[Collected data]
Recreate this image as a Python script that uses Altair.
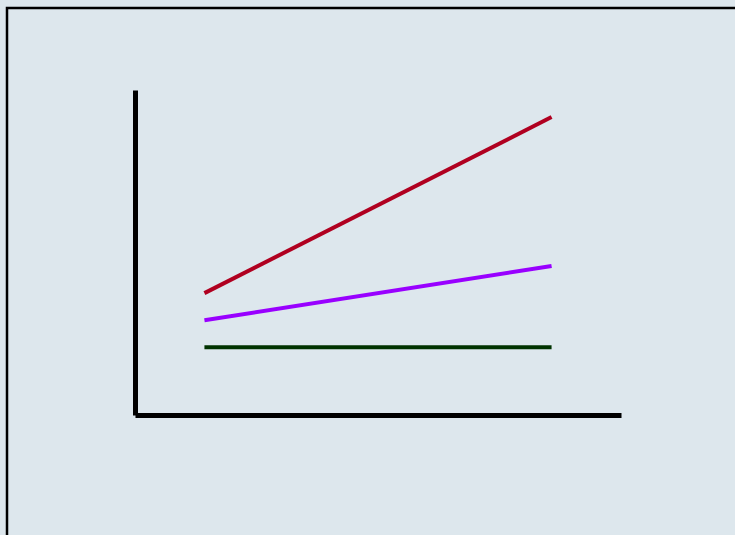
import altair as alt
import pandas as pd

# Three series, each drawn as a straight segment between two x positions
series = ["Upper", "Middle", "Lower"]
x_start = [1, 1, 1]
x_end = [6, 6, 6]
y_start = [4.5, 3.5, 2.5]
y_end = [11.0, 5.5, 2.5]
colors = ["#b00020", "#9900ff", "#003300"]

rows = []
for name, xs, xe, ys, ye in zip(series, x_start, x_end, y_start, y_end):
    rows.append({"series": name, "x": xs, "y": ys})
    rows.append({"series": name, "x": xe, "y": ye})
df = pd.DataFrame(rows)

x_scale = alt.Scale(domain=[0, 7], nice=False, zero=False)
y_scale = alt.Scale(domain=[0, 12], nice=False, zero=False)

lines = alt.Chart(df).mark_line(strokeWidth=4, strokeCap="butt").encode(
    x=alt.X("x:Q", scale=x_scale,
            axis=alt.Axis(title=None, labels=False, ticks=False, grid=False,
                          domainColor="black", domainWidth=5)),
    y=alt.Y("y:Q", scale=y_scale,
            axis=alt.Axis(title=None, labels=False, ticks=False, grid=False,
                          domainColor="black", domainWidth=5)),
    color=alt.Color("series:N", scale=alt.Scale(domain=series, range=colors),
                    legend=None),
    detail="series:N",
)

# Thin frame around the slide area
frame = alt.Chart(pd.DataFrame({"a": [0]})).mark_rect(
    fill=None, stroke="black", strokeWidth=2.5
).encode(
    x=alt.value(-128), x2=alt.value(620),
    y=alt.value(-82), y2=alt.value(470),
)

chart = alt.layer(frame, lines).properties(
    width=486,
    height=325,
    padding={"left": 135, "top": 90, "right": 114, "bottom": 120},
    autosize=alt.AutoSizeParams(type="none"),
    background="#dde7ed",
).configure_view(stroke=None)

chart.save("out.html", embed_options={"renderer": "svg", "actions": False})
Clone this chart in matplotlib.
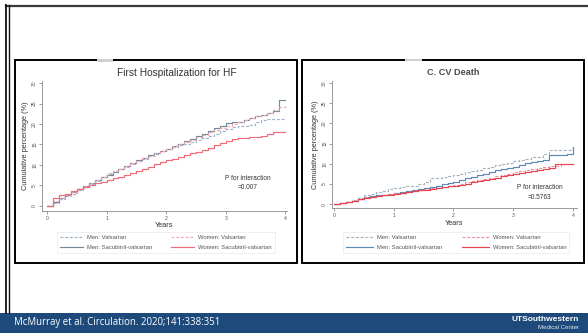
import numpy as np
import matplotlib
matplotlib.use("Agg")
import matplotlib.pyplot as plt
from matplotlib.patches import Rectangle
from matplotlib.lines import Line2D

W, H = 588, 333

# ---------------- data ----------------
years = [0.0, 0.1, 0.2, 0.3, 0.4, 0.5, 0.6, 0.7, 0.8, 0.9, 1.0,
         1.1, 1.2, 1.3, 1.4, 1.5, 1.6, 1.7, 1.8, 1.9, 2.0,
         2.1, 2.2, 2.3, 2.4, 2.5, 2.6, 2.7, 2.8, 2.9, 3.0,
         3.1, 3.2, 3.3, 3.4, 3.5, 3.6, 3.7, 3.8, 3.9, 4.0]

series_labels = ["Men: Valsartan", "Men: Sacubitril-valsartan",
                 "Women: Valsartan", "Women: Sacubitril-valsartan"]

hf_men_val = [0, 0.8, 1.6, 2.4, 3.0, 3.8, 4.6, 5.4, 6.1, 7.0, 7.8,
              8.4, 9.0, 9.6, 10.2, 10.9, 11.5, 12.1, 12.7, 13.3, 13.8,
              14.3, 14.8, 15.2, 15.6, 16.0, 16.5, 17.0, 17.6, 18.2, 18.8,
              19.3, 19.4, 19.5, 19.8, 20.4, 21.0, 21.2, 21.2, 21.2, 21.2]
hf_men_sv = [0, 0.9, 1.8, 2.6, 3.4, 4.1, 4.8, 5.5, 6.3, 7.0, 7.6,
             8.3, 9.0, 9.7, 10.4, 11.1, 11.7, 12.3, 12.8, 13.4, 14.0,
             14.6, 15.2, 15.8, 16.4, 17.0, 17.6, 18.2, 18.9, 19.6, 20.2,
             20.4, 20.5, 21.0, 21.5, 22.0, 22.3, 22.6, 23.2, 25.8, 25.8]
hf_women_val = [0, 1.2, 2.0, 2.7, 3.4, 4.1, 4.8, 5.5, 6.3, 7.0, 7.9,
                8.5, 9.1, 9.7, 10.4, 11.0, 11.6, 12.2, 12.8, 13.4, 13.9,
                14.5, 15.0, 15.6, 16.2, 16.8, 17.4, 18.0, 18.6, 19.1, 19.5,
                20.0, 20.6, 21.0, 21.4, 21.9, 22.3, 22.8, 23.5, 24.2, 24.6]
hf_women_sv = [0, 1.8, 2.6, 3.0, 3.5, 4.1, 4.6, 5.1, 5.5, 5.9, 6.3,
               6.7, 7.1, 7.5, 7.9, 8.4, 9.0, 9.6, 10.2, 10.7, 11.1,
               11.5, 11.9, 12.4, 12.8, 13.2, 13.7, 14.2, 14.8, 15.4, 15.9,
               16.3, 16.5, 16.6, 16.7, 16.9, 17.1, 17.6, 18.0, 18.0, 18.0]

cv_men_val = [0, 0.3, 0.6, 1.0, 1.5, 2.2, 2.6, 3.0, 3.4, 3.7, 4.0,
              4.2, 4.4, 4.6, 5.0, 5.5, 6.4, 6.5, 6.7, 7.0, 7.3,
              7.6, 7.9, 8.2, 8.5, 8.9, 9.2, 9.6, 9.9, 10.3, 10.6,
              11.0, 11.3, 11.6, 11.8, 12.5, 13.5, 13.5, 13.5, 13.5, 14.5]
cv_men_sv = [0, 0.3, 0.6, 0.9, 1.3, 1.7, 2.0, 2.2, 2.4, 2.6, 2.8,
             3.0, 3.3, 3.5, 3.7, 4.0, 4.3, 4.6, 5.0, 5.3, 5.6,
             6.0, 6.4, 6.8, 7.2, 7.6, 8.0, 8.4, 8.7, 9.0, 9.3,
             9.7, 10.1, 10.4, 10.7, 11.0, 12.2, 12.2, 12.3, 12.4, 14.1]
cv_women_val = [0, 0.3, 0.6, 0.9, 1.3, 1.7, 1.9, 2.1, 2.3, 2.5, 2.7,
                2.9, 3.1, 3.3, 3.5, 3.7, 3.9, 4.1, 4.3, 4.5, 4.8,
                5.1, 5.4, 5.7, 6.0, 6.2, 6.6, 6.9, 7.2, 7.6, 7.9,
                8.2, 8.5, 8.8, 9.0, 9.2, 9.4, 9.5, 9.9, 9.9, 9.9]
cv_women_sv = [0, 0.3, 0.6, 0.9, 1.2, 1.6, 1.8, 2.0, 2.2, 2.4, 2.5,
               2.8, 3.1, 3.3, 3.5, 3.6, 3.8, 4.0, 4.2, 4.4, 4.5,
               4.8, 5.1, 5.4, 5.7, 6.0, 6.3, 6.6, 6.9, 7.2, 7.4,
               7.7, 7.9, 8.2, 8.4, 8.7, 8.9, 9.9, 9.9, 9.9, 9.9]

x_ticks = [0, 1, 2, 3, 4]
y_ticks = [0, 5, 10, 15, 20, 25, 30]

panel_titles = ["First Hospitalization for HF", "C. CV Death"]
p_texts = ["P for interaction\n=0.007", "P for interaction\n=0.5763"]
footer_text = "McMurray et al. Circulation. 2020;141:338:351"

# ---------------- styles ----------------
hf_styles = [dict(color="#9db3c9", ls=(0, (2.5, 1.5))),
             dict(color="#6f8c99", ls="-"),
             dict(color="#f4a7b8", ls=(0, (2.5, 1.5))),
             dict(color="#ef6b78", ls="-")]
cv_styles = [dict(color="#a7b2bf", ls=(0, (2.5, 1.5))),
             dict(color="#5e88b5", ls="-"),
             dict(color="#f08ea2", ls=(0, (2.5, 1.5))),
             dict(color="#e8424c", ls="-")]

plt.rcParams['font.family'] = ['Liberation Sans', 'DejaVu Sans']

fig = plt.figure(figsize=(W / 100, H / 100), dpi=100)
fig.patch.set_facecolor("white")


def fx(x):
    return x / W


def fy(y):
    return 1 - y / H


def frect(x0, y0, x1, y1, **kw):
    r = Rectangle((fx(x0), fy(y1)), fx(x1) - fx(x0), fy(y0) - fy(y1),
                  transform=fig.transFigure, **kw)
    fig.add_artist(r)
    return r


def fline(xs, ys, **kw):
    fig.add_artist(Line2D([fx(v) for v in xs], [fy(v) for v in ys],
                          transform=fig.transFigure, **kw))


# slide frame
fline([6, 588], [5.5, 5.5], color="#3a3a3a", lw=1.6)
fline([6.0, 6.0], [5, 313], color="#111111", lw=1.3)
fline([8.6, 8.6], [5, 313], color="#111111", lw=1.0)

# footer
frect(0, 313, W, H, facecolor="#1d4a7b", edgecolor="none")
fig.text(fx(14), fy(323), footer_text, color="white", fontsize=6.9,
         family=["Open Sans", "DejaVu Sans"], va="center", ha="left")
fig.text(fx(579), fy(319.5), "UTSouthwestern", color="white", fontsize=6.0,
         fontweight="bold", va="center", ha="right")
fig.text(fx(579), fy(327.8), "Medical Center", color="#dfe6ef", fontsize=4.4,
         va="center", ha="right")

panels = [
    dict(box=(15, 60, 297, 263), tab=(97, 59, 113, 61.5),
         ax=(42, 81, 287, 210.7), ylim=(-1.2, 30.5), xlim=(-0.084, 4.03),
         title_xy=(177, 72.5), series=[hf_men_val, hf_men_sv, hf_women_val, hf_women_sv],
         styles=hf_styles, p_xy=(248, 183),
         leg=(57, 232), colsp=3.3, hl=3.9),
    dict(box=(302, 60, 584, 263), tab=(405, 58.5, 422, 61),
         ax=(332, 81, 577, 208.3), ylim=(-1.0, 30.5), xlim=(-0.033, 4.067),
         title_xy=(453, 72.5), series=[cv_men_val, cv_men_sv, cv_women_val, cv_women_sv],
         styles=cv_styles, p_xy=(540, 192.5),
         leg=(343, 232), colsp=3.4, hl=4.6),
]

for i, p in enumerate(panels):
    x0, y0, x1, y1 = p["box"]
    frect(x0, y0, x1, y1, facecolor="white", edgecolor="black", lw=1.4, zorder=1)
    frect(*p["tab"], facecolor="#d0d0d0", edgecolor="none", zorder=1.5)
    ax0, ay0, ax1, ay1 = p["ax"]
    ax = fig.add_axes([fx(ax0), fy(ay1), fx(ax1) - fx(ax0), fy(ay0) - fy(ay1)])
    ax.set_zorder(2)
    ax.patch.set_alpha(0)
    handles = []
    for vals, st, lab in zip(p["series"], p["styles"], series_labels):
        h, = ax.step(years, vals, where="post", color=st["color"],
                     linestyle=st["ls"], lw=0.85, label=lab)
        handles.append(h)
    ax.set_xlim(*p["xlim"])
    ax.set_ylim(*p["ylim"])
    ax.set_xticks(x_ticks)
    ax.set_yticks(y_ticks)
    ax.set_xticklabels([str(v) for v in x_ticks])
    ax.set_yticklabels([str(v) for v in y_ticks], rotation=90, va="center")
    ax.tick_params(labelsize=3.6, length=2, width=0.5, colors="#777777",
                   labelcolor="#555555", pad=1.5)
    for s in ["top", "right"]:
        ax.spines[s].set_visible(False)
    for s in ["left", "bottom"]:
        ax.spines[s].set_color("#8a8a8a")
        ax.spines[s].set_linewidth(0.6)
    ax.set_xlabel("Years", fontsize=5.3, color="#333333", labelpad=1.2)
    ax.set_ylabel("Cumulative percentage (%)", fontsize=5.3, color="#333333",
                  labelpad=2)
    fig.text(fx(p["title_xy"][0]), fy(p["title_xy"][1]), panel_titles[i],
             fontsize=7.3 if i == 0 else 6.6,
             color="#333333" if i == 0 else "#4a4a4a",
             ha="center", va="center",
             fontweight="normal" if i == 0 else "bold")
    fig.text(fx(p["p_xy"][0]), fy(p["p_xy"][1]), p_texts[i], fontsize=4.7,
             color="#333333", ha="center", va="center", linespacing=1.5)
    leg = fig.legend(handles=handles, ncol=2, loc="upper left",
                     bbox_to_anchor=(fx(p["leg"][0]), fy(p["leg"][1])),
                     fontsize=4.2, frameon=True, fancybox=False,
                     handlelength=p["hl"], handletextpad=0.7,
                     columnspacing=p["colsp"],
                     labelspacing=0.8, borderpad=0.5, borderaxespad=0,
                     labelcolor="#555555")
    leg.get_frame().set_edgecolor("#e4e4e4")
    leg.get_frame().set_linewidth(0.5)
    leg.set_zorder(3)

fig.savefig("out.png", dpi=100, facecolor="white")
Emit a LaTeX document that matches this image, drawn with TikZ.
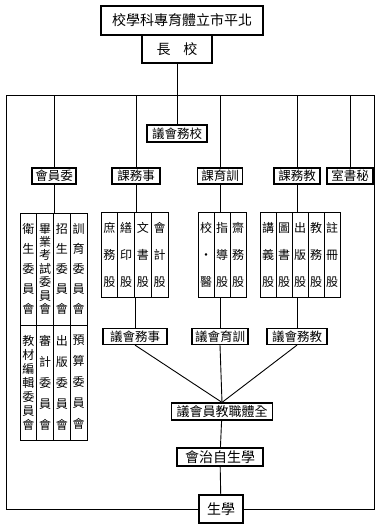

SET TASK:
Keep to the stretch from the line containing "Clone this chart in matplotlib." through the line containing "W, H = 588, 333", both ends included, and copy it exactly from the listing above, minus the pictures.

COMPLETED TASK:
Clone this chart in matplotlib.
import numpy as np
import matplotlib
matplotlib.use("Agg")
import matplotlib.pyplot as plt
from matplotlib.patches import Rectangle
from matplotlib.lines import Line2D

W, H = 588, 333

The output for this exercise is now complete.